Value judgment: Character assessment requires making a value judgment. Make the necessary decision and communicate to your prospect why you made the decision, even if it's because you discovered that he is a phony, a thief or just too litigious for your appetite. After all, it's your money until it goes out the door. It's your right to make a responsible value judgment.
Information accessibility: Making a value judgment about someone's reputation can only be done with the most comprehensive and accurate information available, which usually cannot be obtained directly from the prospect. It is unusual to have an employee or officer of the prospect company disclose a matter of personal indiscretion about the prospect during a field exam or interview. Moreover, matters relating to "off-balance sheet" contingent liabilities of the prospect or its principals may not be known to the employees or management being interviewed.
New methodology: The methodology required to effectively make a character judgment has changed significantly over the recent past. Reliance on an independent outside source to effectively search out and validate information to make the necessary character judgment is a prudent part of the due-diligence process today for even the most sophisticated of lenders.
A few truths to live by
Establish standards to live by - some "absolutes" and incorporate them into your underwriting loan policy.

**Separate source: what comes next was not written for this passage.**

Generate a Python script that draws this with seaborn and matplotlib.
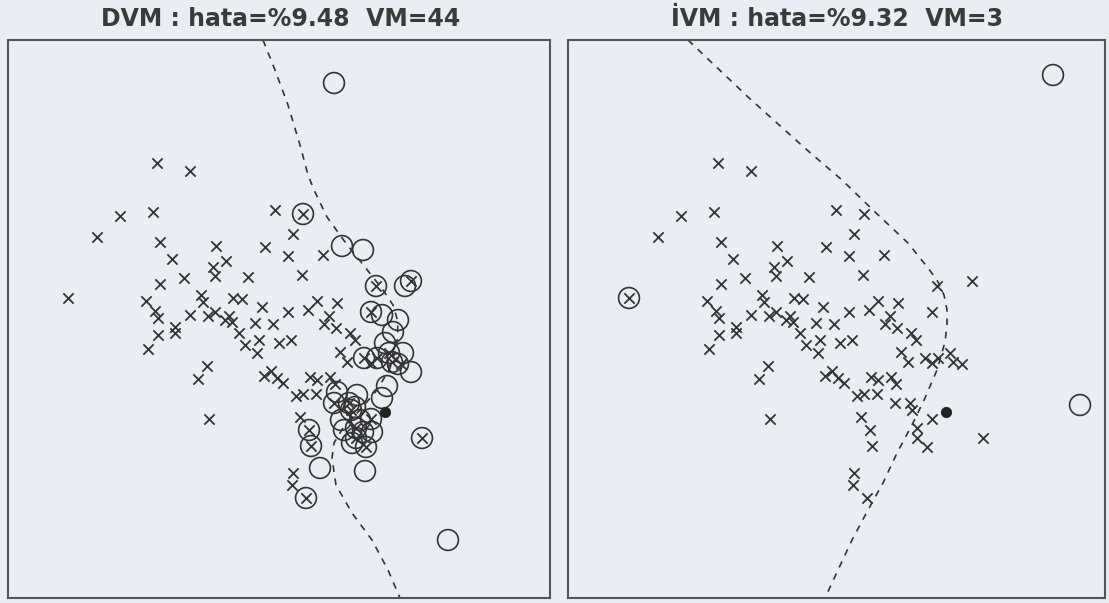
import pandas as pd
import seaborn as sns
import matplotlib.pyplot as plt

# class 1 points (drawn as x), shared by both panels (left panel pixel space, y down)
c1_x = [157, 190, 120, 153, 97, 160, 172, 216, 226, 213, 215, 184, 160, 248, 265, 275, 303, 288, 293, 323,
        302, 68, 146, 155, 158, 190, 201, 203, 208, 215, 233, 242, 229, 225, 232, 239, 245, 257, 259, 255,
        262, 273, 279, 288, 291, 175, 175, 158, 148, 207, 198, 264, 271, 277, 283, 296, 303, 316, 300, 209,
        308, 317, 337, 329, 324, 336, 350, 355, 340, 347, 310, 317, 330, 335, 293, 292,
        376, 411, 371, 364, 371, 377, 389, 392, 401, 334, 349, 351, 356, 356, 371, 366, 309, 311, 306, 422]
c1_y = [163, 171, 216, 212, 237, 242, 259, 246, 261, 267, 276, 278, 284, 277, 247, 210, 214, 256, 234, 255,
        275, 298, 301, 311, 318, 315, 295, 302, 316, 312, 298, 299, 316, 320, 322, 333, 345, 353, 340, 323,
        307, 324, 343, 312, 340, 327, 333, 335, 349, 366, 379, 376, 371, 378, 383, 396, 394, 394, 417, 419,
        310, 301, 303, 316, 324, 328, 333, 340, 352, 362, 377, 380, 377, 384, 473, 485,
        286, 281, 312, 358, 363, 358, 353, 362, 364, 403, 403, 410, 428, 438, 419, 447, 430, 446, 498, 438]

# support vectors of the SVM (left panel, VM=44)
sv_x = [334, 303, 342, 363, 376, 411, 405, 371, 382, 393, 385, 403, 411, 364, 377, 389, 398, 387, 382, 334,
        349, 357, 351, 341, 356, 360, 371, 344, 356, 363, 352, 366, 309, 311, 320, 365, 306, 422, 448, 355,
        372, 398, 337, 392]
sv_y = [83, 214, 246, 250, 286, 281, 286, 312, 315, 332, 343, 353, 372, 358, 358, 353, 364, 386, 398, 403,
        403, 395, 410, 420, 428, 420, 419, 430, 438, 432, 443, 447, 430, 446, 468, 471, 498, 438, 540, 407,
        432, 320, 392, 362]

# import vectors of the IVM (right panel, VM=3)
iv_x = [68, 492, 519]
iv_y = [298, 75, 405]

# test point
pt_x = [385]
pt_y = [412]

# decision boundaries
svm_bx = [263, 275, 288, 300, 308, 314, 327, 345, 365, 383, 393, 398, 397, 390, 377, 360, 343, 334, 332, 336,
          352, 372, 388, 400]
svm_by = [40, 70, 105, 145, 175, 190, 217, 242, 267, 290, 305, 322, 345, 368, 390, 410, 428, 443, 458, 485,
          513, 540, 570, 598]
ivm_bx = [127, 187, 246, 281, 314, 347, 367, 376, 383, 386, 386, 384, 376, 364, 352, 336, 322, 307, 291, 277, 264]
ivm_by = [40, 97, 150, 180, 212, 243, 268, 280, 295, 310, 325, 342, 370, 398, 423, 453, 483, 510, 540, 570, 598]

titles = ["DVM : hata=%9.48  VM=44", "İVM : hata=%9.32  VM=3"]

bg = "#e9eef4"
ink = "#333333"

sns.set_style("white")
plt.rcParams["font.family"] = ["DejaVu Sans"]

fig = plt.figure(figsize=(11.09, 6.03), dpi=100, facecolor=bg)
W, H = 1109, 603
ax_l = fig.add_axes([8 / W, 5 / H, 542 / W, 558 / H])
ax_r = fig.add_axes([568 / W, 5 / H, 537 / W, 558 / H])

pts = pd.DataFrame({"x": c1_x, "y": c1_y})
sv = pd.DataFrame({"x": sv_x, "y": sv_y})
iv = pd.DataFrame({"x": iv_x, "y": iv_y})
svm_b = pd.DataFrame({"x": svm_bx, "y": svm_by})
ivm_b = pd.DataFrame({"x": ivm_bx, "y": ivm_by})

panels = [(ax_l, sv, svm_b, (8, 550)), (ax_r, iv, ivm_b, (7, 544))]
for (ax, circ, bnd, xl), title, cx in zip(panels, titles, [281, 837]):
    ax.set_facecolor(bg)
    sns.lineplot(data=bnd, x="x", y="y", sort=False, estimator=None, ax=ax,
                 color=ink, lw=1.2, linestyle=(0, (4, 4)))
    sns.scatterplot(data=pts, x="x", y="y", marker="x", s=55, color=ink, linewidth=1.3, ax=ax)
    sns.scatterplot(data=circ, x="x", y="y", marker="o", s=225, color=ink, facecolor="none",
                    edgecolor=ink, linewidth=1.2, ax=ax)
    sns.scatterplot(x=pt_x, y=pt_y, marker="o", s=55, color="#222222", edgecolor="#222222", ax=ax)
    ax.set_xlim(*xl)
    ax.set_ylim(598, 40)
    ax.set_xticks([])
    ax.set_yticks([])
    ax.set_xlabel("")
    ax.set_ylabel("")
    for sp in ax.spines.values():
        sp.set_visible(True)
        sp.set_color("#555555")
        sp.set_linewidth(1.5)
    fig.text(cx / W, 1 - 19 / H, title, ha="center", va="center",
             fontsize=17, fontweight="bold", color="#3a3a3a")

fig.savefig("out.png", dpi=100, facecolor=bg)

Don't make exceptions to policy, no matter what the connection.
Back up your best intuition with the best information.
Things are not always what they appear to be.
Always be willing to walk away from a deal.
Remember that it is management that ultimately repays the loan.
Fully investigate the character component. The last "C" is just as important as the first three.
Finally always maintain your sense of humor because, when the collateral is gone and you're left to work out the deficiency with a known felon who has ravaged his last three ventures and committed untold acts of indiscretion, you'll need it!